After Johnson entered his no contest plea and the court took several other defendants’ pleas, one of the other defendants requested to be released on his own recognizance before he started serving the prison term the court imposed. The court granted the other defendant’s request and the following colloquy then occurred:
“[DEFENSE COUNSEL]: Your Honor, Mr. Johnson had a similar request. His indicated was 90 days. I don’t believe he has any past record.
“THE COURT: How long have you been in custody?
“DEFENDANT JOHNSON: Twelve Days. [¶]…[¶]
“THE COURT: You’ve been in jail how long?
“DEFENDANT JOHNSON: The 26th. December 28th, [12] or 13 days now.
“THE COURT: All right. If I release you and you don’t return to court, that means you want to go to state prison. You will not get 90 days as I indicated. You will go to state prison. If you won’t come back when I tell you to, there is no point in putting you on probation. Do you understand that?
“DEFENDANT JOHNSON: Yes, sir.
“THE COURT: And do you agree to that?
“DEFENDANT JOHNSON: Yes, sir.
“THE COURT: All right. Then you are released on your own recognizance. You are to be back February 6th[,] [2007], at 8:30.”
Johnson failed to appear in court on February 6, 2007. The following day the court issued an arrest warrant for him.
On April 16, 2007, Johnson was in court for arraignment on a charge of failing to appear.
On June 19, 2007, the court sentenced Johnson to the mitigated term of 16 months.
DISCUSSION
Johnson contends the court violated the terms of his plea bargain when it sentenced him to a 16-month prison term instead of placing him on probation. Respondent contends the trial court did not violate Johnson’s plea agreement when it sentenced him to prison because the agreement that he would return to court on a specified date or face a prison term was negotiated as part of his plea bargain. Respondent further contends that Johnson’s claim is not cognizable on appeal because it challenges the validity of his plea and he did not obtain a certificate of probable cause. We agree with Johnson.
A defendant may waive the right to be sentenced pursuant to his plea agreement. (People v. Cruz (1988) 44 Cal.3d 1247, 1254, fn. 5.) A defendant may “expressly” waive his or her rights under Penal Code section 1192.5 if he or she has been “fully advised” of those rights, the waiver is “knowing and intelligent,” and it is obtained “at the time of the trial court’s initial acceptance of the plea.” (People v. Cruz, supra, 44 Cal.3d at p.1254, fn. 5.) In People v. Masloski (2001) 25 Cal.4th 1212 a unanimous court approved the so-called Cruz waiver. (Id. at pp. 1219-1224.)

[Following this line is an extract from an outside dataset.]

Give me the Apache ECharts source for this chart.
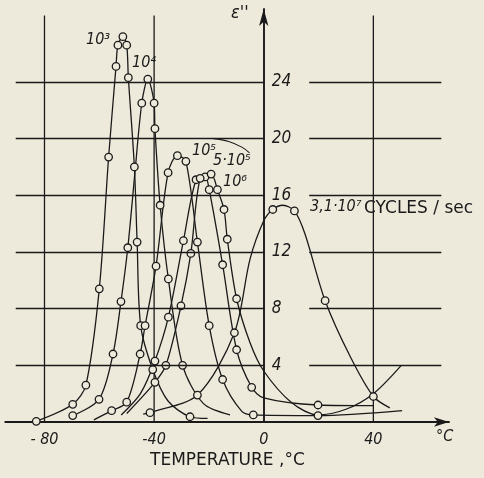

For a nonappearance sanction to be effective, however, the parties must agree as part of the plea bargain to a specific sanction. When a defendant fails to appear at a sentencing hearing where there has been no prior discussion or agreement as to the sanction for nonappearance, the defendant is entitled to withdraw his or her plea. (People v. Masloski, supra, 25 Cal.4th at pp. 1221-1222; People v. Casillas (1997) 60 Cal.App.4th 445, 451-452.) Thus, a defendant can expressly agree to a greater sentence for nonappearance to the sentencing hearing as long as the defendant’s waiver is part of the plea bargain itself. (People v. Masloski, supra, 25 Cal.4th at pp. 1221-1222; People v. Casillas, supra, 60 Cal.App.4th at pp. 451-452; see also People v. Vargas (1990) 223 Cal.App.3d 1107, 1113.)

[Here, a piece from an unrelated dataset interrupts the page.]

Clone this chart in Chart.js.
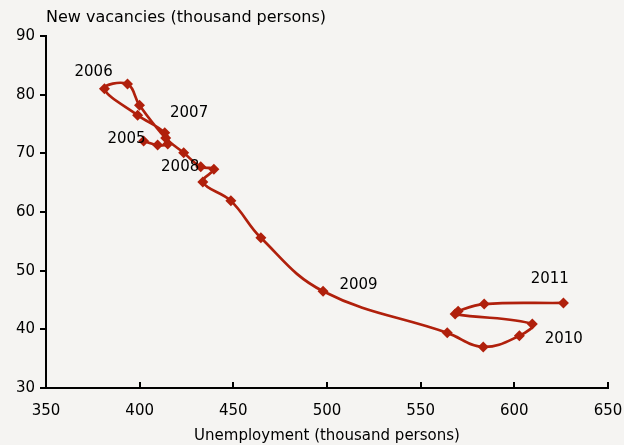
<!DOCTYPE html>
<html>
<head>
<meta charset="utf-8">
<script src="https://cdn.jsdelivr.net/npm/chart.js@4"></script>
<style>
  html, body { margin: 0; padding: 0; background: #f5f4f2; }
  #wrap { width: 624px; height: 445px; position: relative; }
</style>
</head>
<body>
<div id="wrap"><canvas id="chart" width="624" height="445"></canvas></div>
<script>
// Beveridge curve, quarterly points (thousand persons)
const unemployment = [402.1, 409.6, 415.0, 413.4, 398.9, 381.2, 393.5, 399.9, 413.9, 423.5,
                      432.6, 439.6, 433.7, 448.7, 464.7, 497.9, 564.2, 583.4, 602.7, 609.6,
                      568.4, 570.0, 583.9, 626.2];
const vacancies = [72.1, 71.4, 71.6, 73.5, 76.5, 81.0, 81.8, 78.2, 72.6, 70.1,
                   67.7, 67.3, 65.1, 61.9, 55.6, 46.5, 39.4, 37.0, 38.9, 40.9,
                   42.6, 43.1, 44.3, 44.5];

// year annotations, anchored in data units
const yearLabels = ['2005', '2006', '2007', '2008', '2009', '2010', '2011'];
const yearLabelX = [393.0, 375.4, 426.4, 421.6, 516.8, 626.4, 618.9];
const yearLabelY = [72.4, 83.9, 76.9, 67.7, 47.6, 38.4, 48.6];

const xTicks = [350, 400, 450, 500, 550, 600, 650];
const yTicks = [30, 40, 50, 60, 70, 80, 90];

const lineColor = '#b0200c';
const fontFamily = '"DejaVu Sans", Verdana, sans-serif';

// y-otsikko, vuosi-tekstit ja x-akselin sisäänpäin osoittavat tikit
const extras = {
    id: 'extras',
    afterDraw(chart) {
        const ctx = chart.ctx;
        const area = chart.chartArea;
        const xs = chart.scales.x, ys = chart.scales.y;
        ctx.save();
        ctx.strokeStyle = '#000';
        ctx.lineWidth = 2;
        xTicks.forEach(v => {
            const px = Math.round(xs.getPixelForValue(v));
            ctx.beginPath();
            ctx.moveTo(px, area.bottom);
            ctx.lineTo(px, area.bottom - 6);
            ctx.stroke();
        });
        ctx.fillStyle = '#000';
        ctx.font = '16px ' + fontFamily;
        ctx.textAlign = 'left';
        ctx.textBaseline = 'middle';
        ctx.fillText('New vacancies (thousand persons)', area.left, 18);
        ctx.font = '15px ' + fontFamily;
        ctx.textAlign = 'center';
        yearLabels.forEach((t, i) => {
            ctx.fillText(t, xs.getPixelForValue(yearLabelX[i]), ys.getPixelForValue(yearLabelY[i]));
        });
        ctx.restore();
    }
};

const bgPlugin = {
    id: 'bg',
    beforeDraw(chart) {
        const ctx = chart.ctx;
        ctx.save();
        ctx.fillStyle = '#f5f4f2';
        ctx.fillRect(0, 0, chart.width, chart.height);
        ctx.restore();
    }
};

new Chart(document.getElementById('chart'), {
    type: 'scatter',
    data: {
        datasets: [{
            data: unemployment.map((u, i) => ({ x: u, y: vacancies[i] })),
            showLine: true,
            borderColor: lineColor,
            backgroundColor: lineColor,
            borderWidth: 2.7,
            tension: 0.4,
            pointStyle: 'rectRot',
            pointRadius: 5.5,
            pointBorderWidth: 0,
            pointHoverRadius: 5.5
        }]
    },
    options: {
        responsive: false,
        animation: false,
        devicePixelRatio: 1,
        layout: { padding: { top: 36, right: 16, left: 0, bottom: 0 } },
        plugins: {
            legend: { display: false },
            tooltip: { enabled: false }
        },
        scales: {
            x: {
                min: 350, max: 650,
                afterBuildTicks: s => { s.ticks = xTicks.map(v => ({ value: v })); },
                afterFit: s => { s.height = 57; s.paddingLeft = 0; s.paddingRight = 0; },
                grid: { drawOnChartArea: false, drawTicks: false },
                border: { color: '#000', width: 2 },
                ticks: { color: '#000', font: { family: fontFamily, size: 15 }, padding: 14, maxRotation: 0 },
                title: {
                    display: true, text: 'Unemployment (thousand persons)',
                    color: '#000', font: { family: fontFamily, size: 15 }, padding: { top: 0, bottom: 0 }
                }
            },
            y: {
                min: 30, max: 90,
                afterBuildTicks: s => { s.ticks = yTicks.map(v => ({ value: v })); },
                afterFit: s => { s.width = 46; s.paddingTop = 0; s.paddingBottom = 0; },
                grid: { drawOnChartArea: false, drawTicks: true, tickLength: 6, color: '#000', lineWidth: 2 },
                border: { color: '#000', width: 2 },
                ticks: { color: '#000', font: { family: fontFamily, size: 15 }, padding: 5 }
            }
        }
    },
    plugins: [bgPlugin, extras]
});
</script>
</body>
</html>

In People v. Casillas, supra, 60 Cal.App.4th 445, this court summarized this area of law as follows: “First, when a defendant fails to appear at sentencing after entering a bargained plea with no discussion about a specific sanction for nonappearance, he or she is entitled to withdraw the plea if the court refuses to honor the plea bargain. Second, the same rule applies when, during the plea proceedings but after the parties have negotiated the basic plea bargain, the court imposes an additional condition providing a sanction for nonappearance. Third, when the parties themselves agree as part of the plea bargain to a specific sanction for nonappearance, the court need not permit the defendant to withdraw his or her plea but may invoke the bargained-for sanction.” (Id. at pp. 451-452, italics added.)
The distinction between the second and third situations, we explained, turns on whether the nonappearance condition “resulted from the give-and-take of plea bargaining or was a judicially imposed afterthought.” (People v. Casillas, supra, 60 Cal.App.4th. at p. 452, fn. omitted.)

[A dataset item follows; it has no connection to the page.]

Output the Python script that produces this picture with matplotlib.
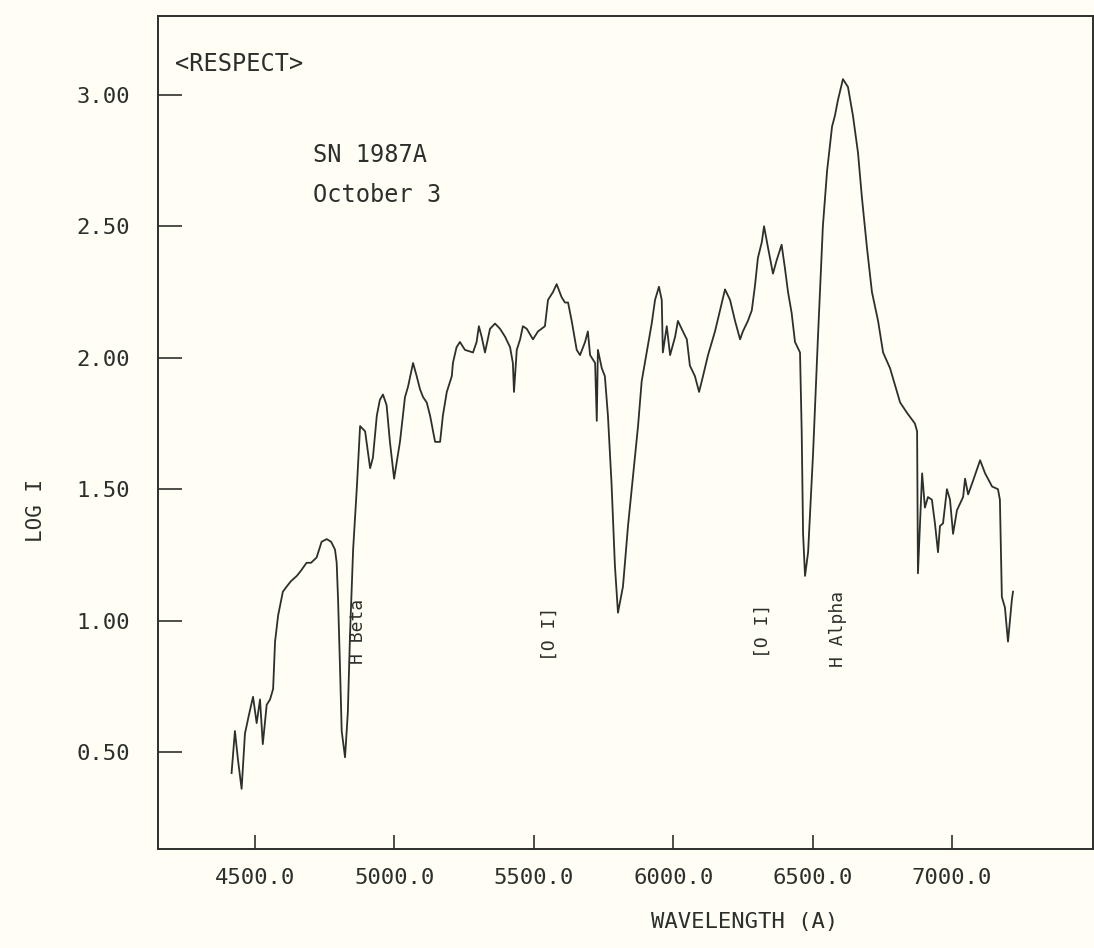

Here, when the court recited the terms of Johnson’s plea bargain on the record, it did not include any conditions relating to Johnson being released. Further, a release for Johnson was not discussed until after the court had gone over plea bargains with several other defendants and one of the defendants asked to be released on his own recognizance. Thus, we conclude that the court’s nonappearance sanction was negotiated by the court as an afterthought and not as part of Johnson’s plea bargain. (Cf. People v. Jensen (1992) 4 Cal.App.4th 978, 984.)
“‘[Moreover,] a challenge to a negotiated sentence imposed as part of a plea bargain is properly viewed as a challenge to the validity of the plea itself’ and thus requires a certificate of probable cause. [Citation.]” (People v. Shelton (2006) 37 Cal.4th 759, 766.) However, a certificate of probable cause is not required when the defendant alleges that the court violated the terms of his plea bargain as Johnson alleges here. (People v. Delles (1968) 69 Cal.2d 906, 909.) Accordingly, we also reject respondent’s contention that Johnson’s claim is not cognizable on appeal because he did not obtain a certificate of probable cause.
DISPOSITION
The judgment is reversed. The case is remanded to the trial court with directions: (1) to permit appellant to withdraw his plea should the sentencing court choose to impose a sentence in excess of the plea agreement; or (2) to resentence appellant according to the terms of the original plea bargain.